This is an idea we came up with at the 2019 Pangeo Community Meeting. The aim of my post is to encourage people to work on something I don’t really have the expertise to do myself, but which I think would have a huge impact.
Many projects have an “example gallery” of notebooks (example: dask). It’s great to have the these examples live in a binder, in which case the notebooks are stored with output cleared. But often we also want a fully executed notebook to live in a static documentation site. Where should this execution happen? For many build systems, like dask’s, it happens in CI.
But this is not always ideal. Sometimes the binder environment can be quite complex, involving a big set of dependencies or customized access to resources (as in Pangeo’s binder). This makes it hard to recreate the proper build environment in CI.

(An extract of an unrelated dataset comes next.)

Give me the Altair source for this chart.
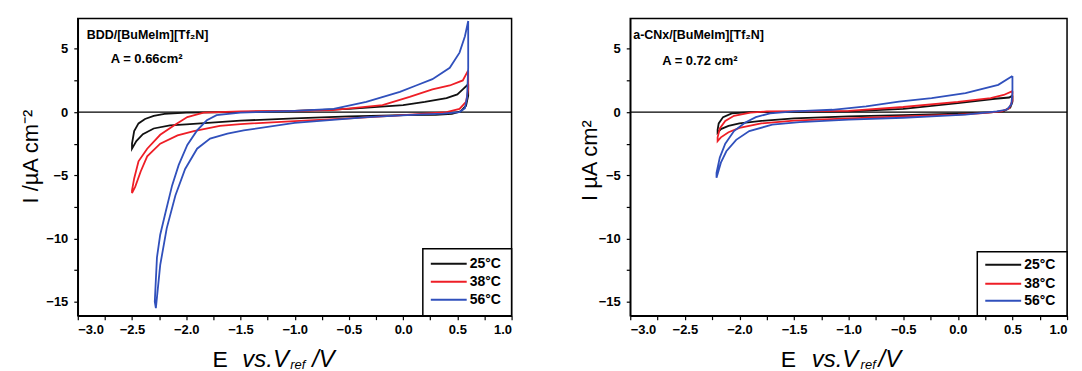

I am proposing a tool, and associated bot, that uses the Jupyterhub API to execute the notebooks within their own binder. Specifically, this tould would
- Launch repo binder via the jupyterhub API
- Use the API to run each notebook
- Download the executed notebooks out of the running binder
In bot form, this service could watch a repo for changes to the
master branch and, when it detects a change to a notebook, run this workflow and generate a PR to a
rendered branch. That way the repo could contain both blank and rendered notebooks, with the bot keeping them in sync. This sort of continuous integration would also serve as form of quality control, keeping a binder fresh and functional as its content evolves.
I think such a tool could actually be the foundation of a notebook based publication service, which has been discussed many times.
I made some tiny progress on the API stuff at the Pangeo hackathon, but got stuck because I don’t know how to do async programming:
@yuvipanda also has some relevant examples of using the hub API in hubtraf:
There may some interest from @jsignell in working on this.
Keen to hear thoughts from the community.